Laut Dietrich Berger erlebte das Team dabei „viele glückliche Zufälle und Wunder“. Er erinnert sich an den Anruf einer 84-jährigen Frau, die den Nachlass ihres Großvaters sortierte. Sie war die Enkelin von Wilhelm Andreas Schaberschul, den Semper einst mit der Ausmalung des Hauses beauftragt hatte. Die alte Dame war auf ein paar Mappen gestoßen, die sie nicht zuordnen konnte.
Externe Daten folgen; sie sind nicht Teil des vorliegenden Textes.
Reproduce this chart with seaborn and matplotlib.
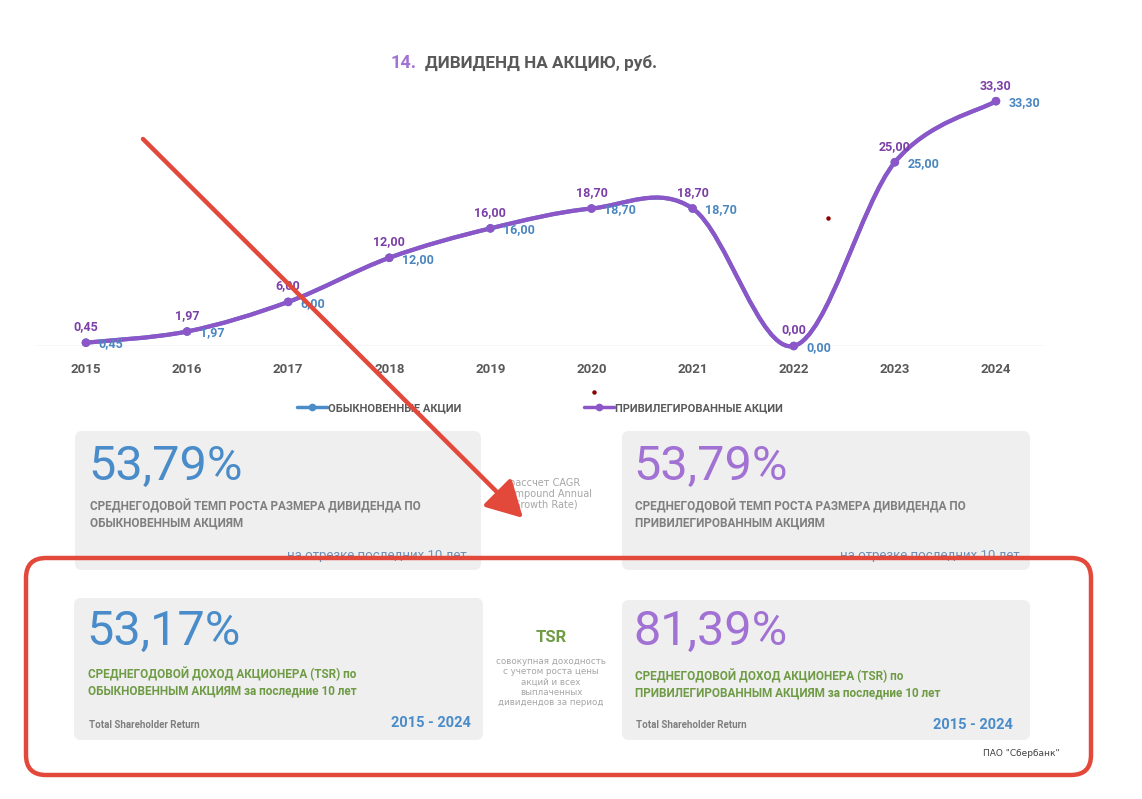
import numpy as np
import pandas as pd
import matplotlib
matplotlib.use("Agg")
import matplotlib.pyplot as plt
import seaborn as sns
from matplotlib.path import Path
from matplotlib.patches import PathPatch, FancyBboxPatch
from matplotlib.lines import Line2D
from matplotlib import font_manager

# ---------------- data ----------------
years = [2015, 2016, 2017, 2018, 2019, 2020, 2021, 2022, 2023, 2024]
ordinary = [0.45, 1.97, 6.00, 12.00, 16.00, 18.70, 18.70, 0.00, 25.00, 33.30]
preferred = [0.45, 1.97, 6.00, 12.00, 16.00, 18.70, 18.70, 0.00, 25.00, 33.30]
series_names = ["ОБЫКНОВЕННЫЕ АКЦИИ", "ПРИВИЛЕГИРОВАННЫЕ АКЦИИ"]
cagr_values = ["53,79%", "53,79%"]
tsr_values = ["53,17%", "81,39%"]
period_label = "2015 - 2024"

sns.set_theme(style="white")
names = {f.name for f in font_manager.fontManager.ttflist}
NARROW = "Liberation Sans Narrow" if "Liberation Sans Narrow" in names else "Roboto"
plt.rcParams["font.family"] = [NARROW, "DejaVu Sans"]

BLUE = "#4a8cc9"
BLUE_LBL = "#4a86c0"
PURPLE = "#8c55c8"
PURPLE_LBL = "#7a3fa8"
PURPLE_BIG = "#a271d4"
GRAY = "#7f7f7f"
DARK = "#595959"
GREEN = "#6f9b45"
BOXC = "#efefef"
RED = "#e2493b"

W, H = 1142, 799
fig = plt.figure(figsize=(W / 100, H / 100), dpi=100)


def fx(px):
    return px / W


def fy(py):
    return 1 - py / H


# ---------------- chart axes ----------------
ax = fig.add_axes([fx(35), fy(346), fx(1045) - fx(35), fy(60) - fy(346)])
ax.set_xlim(2014.496, 2024.485)
ax.set_ylim(0, 38.9)
for s in ax.spines.values():
    s.set_visible(False)
ax.set_yticks([])
ax.axhline(0, color="#d9d9d9", lw=1, zorder=1)
ax.set_xticks(years)
ax.set_xticklabels([str(y) for y in years], fontsize=9.5, fontweight="bold", color=DARK)
ax.tick_params(axis="x", length=0, pad=12)
ax.patch.set_alpha(0)


def smooth_path(xs, ys):
    xs = np.asarray(xs, float)
    ys = np.asarray(ys, float)
    n = len(xs)
    verts = [(xs[0], ys[0])]
    codes = [Path.MOVETO]
    for i in range(n - 1):
        p0 = np.array([xs[max(i - 1, 0)], ys[max(i - 1, 0)]])
        p1 = np.array([xs[i], ys[i]])
        p2 = np.array([xs[i + 1], ys[i + 1]])
        p3 = np.array([xs[min(i + 2, n - 1)], ys[min(i + 2, n - 1)]])
        c1 = p1 + (p2 - p0) / 6
        c2 = p2 - (p3 - p1) / 6
        verts += [tuple(c1), tuple(c2), tuple(p2)]
        codes += [Path.CURVE4] * 3
    return Path(verts, codes)


df = pd.DataFrame({"year": years * 2,
                   "value": ordinary + preferred,
                   "series": [series_names[0]] * 10 + [series_names[1]] * 10})

ax.add_patch(PathPatch(smooth_path(years, ordinary), fill=False, ec=BLUE, lw=3, zorder=2,
                       clip_on=False, capstyle="round"))
ax.add_patch(PathPatch(smooth_path(years, preferred), fill=False, ec=PURPLE, lw=3.0, zorder=3,
                       clip_on=False, capstyle="round"))
sns.scatterplot(data=df, x="year", y="value", hue="series",
                palette=[BLUE, PURPLE], s=38, edgecolor="none", legend=False,
                ax=ax, zorder=4, clip_on=False)
ax.set_xlabel("")
ax.set_ylabel("")

for x, v in zip(years, preferred):
    ax.annotate(f"{v:.2f}".replace(".", ","), (x, v), xytext=(0, 11.5), textcoords="offset points",
                ha="center", va="center", fontsize=9, fontweight="bold", color=PURPLE_LBL, zorder=5)
for x, v in zip(years, ordinary):
    ax.annotate(f"{v:.2f}".replace(".", ","), (x, v), xytext=(9, -1), textcoords="offset points",
                ha="left", va="center", fontsize=9, fontweight="bold", color=BLUE_LBL, zorder=5)

# legend
handles = [Line2D([], [], color=BLUE, lw=2.5, marker="o", ms=4.5),
           Line2D([], [], color=PURPLE, lw=2.5, marker="o", ms=4.5)]
leg = fig.legend(handles, series_names, loc="center", bbox_to_anchor=(fx(540), fy(408)),
                 ncol=2, frameon=False, handlelength=2.7, handletextpad=0.1,
                 columnspacing=11.0, prop={"size": 8, "weight": "bold"})
for t in leg.get_texts():
    t.set_color(DARK)

# ---------------- overlay (infographic) ----------------
ov = fig.add_axes([0, 0, 1, 1], zorder=10)
ov.set_xlim(0, W)
ov.set_ylim(H, 0)
ov.axis("off")
ov.patch.set_alpha(0)

# title
ov.text(390, 63, "14.", fontsize=13, fontweight="bold", color=PURPLE_BIG, va="center", ha="left")
ov.text(425, 63, "ДИВИДЕНД НА АКЦИЮ, руб.", fontsize=12.3, fontweight="bold", color=DARK,
        va="center", ha="left")

boxes = [(75, 431, 406, 139), (622, 431, 408, 139), (74, 598, 409, 142), (622, 600, 408, 140)]
for (bx, by, bw, bh) in boxes:
    ov.add_patch(FancyBboxPatch((bx, by), bw, bh, boxstyle="round,pad=0,rounding_size=7",
                                fc=BOXC, ec="none", zorder=1))

big_font = {"fontsize": 35, "va": "center", "ha": "left"}
sub_font = {"fontsize": 8.5, "fontweight": "bold", "va": "center", "ha": "left", "linespacing": 1.3}

# CAGR boxes
ov.text(88, 467, cagr_values[0], color=BLUE, **big_font)
ov.text(633, 467, cagr_values[1], color=PURPLE_BIG, **big_font)
ov.text(90, 514, "СРЕДНЕГОДОВОЙ ТЕМП РОСТА РАЗМЕРА ДИВИДЕНДА ПО\nОБЫКНОВЕННЫМ АКЦИЯМ",
        color=GRAY, **sub_font)
ov.text(635, 514, "СРЕДНЕГОДОВОЙ ТЕМП РОСТА РАЗМЕРА ДИВИДЕНДА ПО\nПРИВИЛЕГИРОВАННЫМ АКЦИЯМ",
        color=GRAY, **sub_font)
for xr in (467, 1020):
    ov.text(xr, 555, "на отрезке последних 10 лет", fontsize=9.5, color="#6b8fb5",
            va="center", ha="right", zorder=2)
ov.text(545, 494, "рассчет CAGR\n(Compound Annual\nGrowth Rate)", fontsize=7, color="#a6a6a6",
        ha="center", va="center", linespacing=1.1, family=["DejaVu Sans"])

# TSR boxes
ov.text(86, 632, tsr_values[0], color=BLUE, **big_font)
ov.text(633, 632, tsr_values[1], color=PURPLE_BIG, **big_font)
ov.text(88, 682, "СРЕДНЕГОДОВОЙ ДОХОД АКЦИОНЕРА (TSR) по\nОБЫКНОВЕННЫМ АКЦИЯМ за последние 10 лет",
        color=GREEN, **sub_font)
ov.text(635, 684, "СРЕДНЕГОДОВОЙ ДОХОД АКЦИОНЕРА (TSR) по\nПРИВИЛЕГИРОВАННЫМ АКЦИЯМ за последние 10 лет",
        color=GREEN, **sub_font)
ov.text(89, 725, "Total Shareholder Return", fontsize=7, fontweight="bold", color=GRAY,
        va="center", ha="left")
ov.text(636, 725, "Total Shareholder Return", fontsize=7, fontweight="bold", color=GRAY,
        va="center", ha="left")
ov.text(471, 723, period_label, fontsize=10.5, fontweight="bold", color=BLUE, va="center", ha="right")
ov.text(1013, 725, period_label, fontsize=10.5, fontweight="bold", color=BLUE, va="center", ha="right")

ov.text(551, 638, "TSR", fontsize=12, fontweight="bold", color=GREEN, ha="center", va="center")
ov.text(551, 682, "совокупная доходность\nс учетом роста цены\nакций и всех\nвыплаченных\nдивидендов за период",
        fontsize=6.3, color="#a6a6a6", ha="center", va="center", linespacing=1.15,
        family=["DejaVu Sans"])
ov.text(1060, 754, 'ПАО "Сбербанк"', fontsize=6.5, color="#404040", ha="right", va="center",
        family=["DejaVu Sans"])

# red annotations
ov.add_patch(FancyBboxPatch((26, 558), 1065, 217, boxstyle="round,pad=0,rounding_size=20",
                            fc="none", ec=RED, lw=3.2, zorder=5))
ov.annotate("", xy=(523, 518), xytext=(143, 139),
            arrowprops=dict(arrowstyle="-|>,head_length=1.0,head_width=0.55", lw=3.2,
                            color=RED, mutation_scale=22, shrinkA=0, shrinkB=0), zorder=6)
ov.plot([828, 594], [218, 392], ls="none", marker="o", ms=2.2, color="#8b0000", zorder=6)

fig.savefig("out.png", dpi=100)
Doch wie sich herausstellte, lagen darin die Originalentwürfe für die ornamentale Ausmalung des Erdgeschossfoyers und der oberen Vestibüle.
Auch für den von Ferdinand Keller entworfenen Schmuckvorhang wurde überraschend ein Entwurf gefunden. Ausreichend Platz für das neu zu schaffende Gemälde auf Leinwand fand sich im Palais im Großen Garten am Rande des Stadtzentrums. Als das 17 mal 12 Meter große und 400 Kilogramm schwere Kunstwerk fertig war, sollte es zusammengerollt in einem Fußmarsch zur Oper getragen werden. „Es wäre für jeden der Beteiligten eine Ehre gewesen, dort mitzuwirken“, sagt Berger.
Doch der Fußmarsch, immerhin etwa drei Kilometer, fiel wegen eines zeitgleichen Staatsbesuchs aus. Das Tragen des Vorhangs durch die Stadt sollte nicht zelebriert werden: Die DDR-Führungsriege fürchtete, dass dies als Demonstration aufgefasst worden wäre. Stattdessen wurde das Schmuckstück mit einem Bootswagen transportiert und nur auf den letzten Metern in die Oper getragen.
Heute sind der Zuschauerraum, die Foyers und Vestibüle sowie die Außenhülle der Semperoper historisch rekonstruiert, wenn auch mit Anpassungen an ein zeitgemäßes Theater. Unter anderem wurde das Parkett schräg gelegt, es steigt nun an wie im Kino. Und natürlich ist alles, was die Gäste in der Regel nicht sehen, modern: das Hinterhaus mit Bühne und der Funktionsanbau.